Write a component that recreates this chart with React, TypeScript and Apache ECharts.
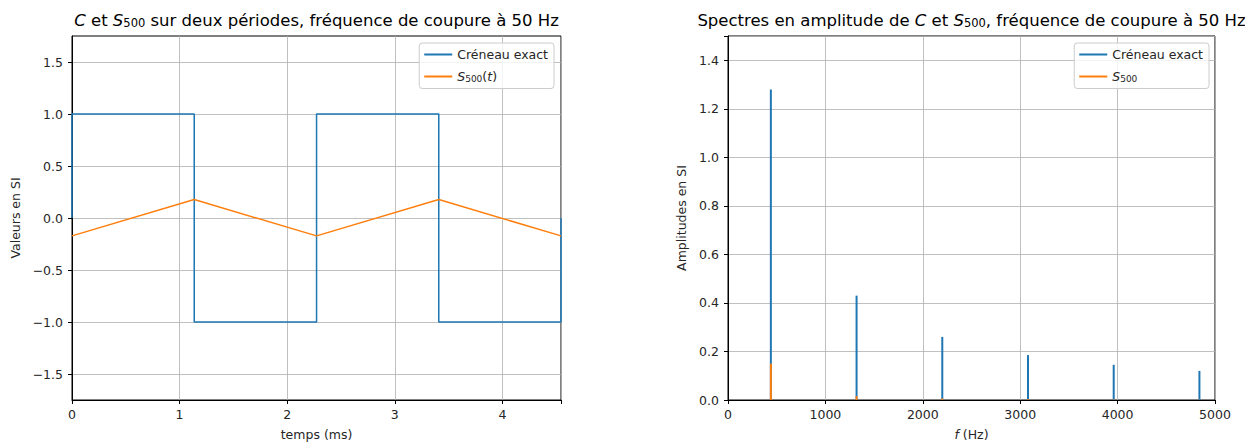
import React, { useEffect, useRef } from "react";
import * as echarts from "echarts";

// ---- Data ----
// Left: square wave C (exact) over two periods, time in ms
const squareT = [0, 0, 1.136, 1.136, 2.273, 2.273, 3.409, 3.409, 4.545, 4.545];
const squareV = [0, 1, 1, -1, -1, 1, 1, -1, -1, 0];
// Left: filtered signal S500(t)
const filtT = [0, 1.136, 2.273, 3.409, 4.545];
const filtV = [-0.172, 0.177, -0.172, 0.177, -0.172];
// Right: amplitude spectra
const freqs = [440, 1320, 2200, 3080, 3960, 4840];
const ampC = [1.28, 0.43, 0.26, 0.185, 0.145, 0.12];
const ampS = [0.15, 0.016, 0.006, 0.003, 0.0018, 0.0012];
// Tick values
const leftXTicks = [0, 1, 2, 3, 4];
const leftYTicks = [-1.5, -1, -0.5, 0, 0.5, 1, 1.5];
const rightYTicks = [0, 0.2, 0.4, 0.6, 0.8, 1.0, 1.2, 1.4];

const BLUE = "#1f77b4";
const ORANGE = "#ff7f0e";
const GRIDC = "#b0b0b0";
const FONT = "DejaVu Sans";
const TXT = "#262626";

const fmt1 = (v: number) => v.toFixed(1).replace("-", "\u2212");
const isTick = (v: number, ticks: number[]) => ticks.some((t) => Math.abs(t - v) < 1e-6);

export default function App() {
  const ref = useRef<HTMLDivElement>(null);
  useEffect(() => {
    if (!ref.current) return;
    const chart = echarts.init(ref.current, undefined, { renderer: "svg" });
    const axisLineStyle = { show: true, onZero: false, lineStyle: { color: "#000", width: 1 } };
    const tick = { show: true, length: 4, inside: false, lineStyle: { color: "#000", width: 1 } };
    const xlabel = { color: TXT, fontFamily: FONT, fontSize: 12.5, margin: 8 };
    const ylabel = { color: TXT, fontFamily: FONT, fontSize: 12.5, margin: 9 };
    const split = { show: true, lineStyle: { color: GRIDC, width: 0.8 } };
    const rich = {
      i: { fontStyle: "italic", fontFamily: FONT, fontSize: 12.5, color: TXT },
      s: { fontFamily: FONT, fontSize: 9, color: TXT, padding: [5, 0, 0, 0] },
      n: { fontFamily: FONT, fontSize: 12.5, color: TXT },
    };
    const TS = 16.5;
    const titleRich = {
      i: { fontStyle: "italic", fontFamily: FONT, fontSize: TS, fill: "#000" },
      n: { fontFamily: FONT, fontSize: TS, fill: "#000" },
      s: { fontFamily: FONT, fontSize: 11.5, fill: "#000", padding: [6, 0, 0, 0] },
    };
    const legendFmt = (name: string) => {
      if (name === "S500(t)") return "{i|S}{s|500}{n|(}{i|t}{n|)}";
      if (name === "S500") return "{i|S}{s|500}";
      return "{n|" + name + "}";
    };
    const legendBase = {
      orient: "vertical",
      top: 43,
      icon: "rect",
      itemWidth: 28,
      itemHeight: 2,
      itemGap: 9,
      padding: [5, 6, 5, 5],
      backgroundColor: "rgba(255,255,255,0.8)",
      borderColor: "#cccccc",
      borderWidth: 1,
      borderRadius: 3,
      formatter: legendFmt,
      textStyle: { fontFamily: FONT, fontSize: 12.5, color: TXT, rich },
      selectedMode: false,
    };
    const gridBase = { outerBoundsMode: "none", containLabel: false };

    chart.setOption({
      animation: false,
      backgroundColor: "#fff",
      textStyle: { fontFamily: FONT },
      graphic: [
        {
          type: "text",
          x: 316.5,
          y: 20,
          style: {
            text: "{i|C}{n| et }{i|S}{s|500}{n| sur deux périodes, fréquence de coupure à 50 Hz}",
            rich: titleRich,
            align: "center",
            verticalAlign: "middle",
          },
        },
        {
          type: "text",
          x: 971.5,
          y: 20,
          style: {
            text: "{n|Spectres en amplitude de }{i|C}{n| et }{i|S}{s|500}{n|, fréquence de coupure à 50 Hz}",
            rich: titleRich,
            align: "center",
            verticalAlign: "middle",
          },
        },
      ],
      legend: [
        { ...legendBase, right: 691, data: ["Créneau exact", "S500(t)"] },
        { ...legendBase, right: 36, data: ["Créneau exact", "S500"] },
      ],
      grid: [
        { ...gridBase, left: 72, right: 684, top: 36, bottom: 42, show: true, borderColor: "#000", borderWidth: 1, backgroundColor: "transparent" },
        { ...gridBase, left: 72, right: 684, top: 62, bottom: 68, show: false },
        { ...gridBase, left: 728, right: 30, top: 36, bottom: 42, show: true, borderColor: "#000", borderWidth: 1, backgroundColor: "transparent" },
      ],
      xAxis: [
        {
          type: "value",
          gridIndex: 0,
          min: 0,
          max: 4.545,
          interval: 1,
          axisLine: axisLineStyle,
          axisTick: tick,
          axisLabel: { ...xlabel, formatter: (v: number) => (isTick(v, leftXTicks) ? String(Math.round(v)) : "") },
          splitLine: split,
          name: "temps (ms)",
          nameLocation: "middle",
          nameGap: 28,
          nameTextStyle: { fontFamily: FONT, fontSize: 12.5, color: TXT },
        },
        { type: "value", gridIndex: 1, min: 0, max: 4.545, show: false },
        {
          type: "value",
          gridIndex: 2,
          min: 0,
          max: 5000,
          interval: 1000,
          axisLine: axisLineStyle,
          axisTick: tick,
          axisLabel: { ...xlabel, formatter: (v: number) => String(Math.round(v)) },
          splitLine: split,
          name: "{i|f}{n| (Hz)}",
          nameLocation: "middle",
          nameGap: 28,
          nameTextStyle: { fontFamily: FONT, fontSize: 12.5, color: TXT, rich },
        },
      ],
      yAxis: [
        {
          type: "value",
          gridIndex: 0,
          min: -1.75,
          max: 1.75,
          axisLine: axisLineStyle,
          axisTick: { show: false },
          axisLabel: { show: false },
          splitLine: { show: false },
          name: "Valeurs en SI",
          nameLocation: "middle",
          nameGap: 50,
          nameTextStyle: { fontFamily: FONT, fontSize: 12.5, color: TXT },
        },
        {
          type: "value",
          gridIndex: 1,
          min: -1.5,
          max: 1.5,
          interval: 0.5,
          axisLine: { show: false },
          axisTick: tick,
          axisLabel: { ...ylabel, formatter: (v: number) => (isTick(v, leftYTicks) ? fmt1(v) : "") },
          splitLine: split,
        },
        {
          type: "value",
          gridIndex: 2,
          min: 0,
          max: 1.5,
          interval: 0.2,
          axisLine: axisLineStyle,
          axisTick: tick,
          axisLabel: { ...ylabel, formatter: (v: number) => (isTick(v, rightYTicks) ? fmt1(v) : "") },
          splitLine: split,
          name: "Amplitudes en SI",
          nameLocation: "middle",
          nameGap: 40,
          nameTextStyle: { fontFamily: FONT, fontSize: 12.5, color: TXT },
        },
      ],
      series: [
        {
          name: "Créneau exact",
          type: "line",
          xAxisIndex: 0,
          yAxisIndex: 0,
          data: squareT.map((t, i) => [t, squareV[i]]),
          showSymbol: false,
          symbol: "none",
          lineStyle: { color: BLUE, width: 1.5 },
          itemStyle: { color: BLUE },
          z: 3,
        },
        {
          name: "S500(t)",
          type: "line",
          xAxisIndex: 0,
          yAxisIndex: 0,
          data: filtT.map((t, i) => [t, filtV[i]]),
          showSymbol: false,
          symbol: "none",
          lineStyle: { color: ORANGE, width: 1.5 },
          itemStyle: { color: ORANGE },
          z: 4,
        },
        {
          name: "Créneau exact",
          type: "bar",
          xAxisIndex: 2,
          yAxisIndex: 2,
          data: freqs.map((f, i) => [f, ampC[i]]),
          barWidth: 2,
          barGap: "-100%",
          itemStyle: { color: BLUE },
          z: 3,
        },
        {
          name: "S500",
          type: "bar",
          xAxisIndex: 2,
          yAxisIndex: 2,
          data: freqs.map((f, i) => [f, ampS[i]]),
          barWidth: 2,
          barGap: "-100%",
          itemStyle: { color: ORANGE },
          z: 4,
        },
      ],
    });
    return () => chart.dispose();
  }, []);
  return <div ref={ref} style={{ position: "absolute", left: 0, top: 0, width: 1245, height: 442 }} />;
}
◇ ◇ ◇ ◇ ◇
__Written task__:
Pictures excluded, repeat exactly the lines from the top of the material through the line with "import * as", including both of those lines.

__Completed task__:
Write a component that recreates this chart with React, TypeScript and Apache ECharts.
import React, { useEffect, useRef } from "react";
import * as echarts from "echarts";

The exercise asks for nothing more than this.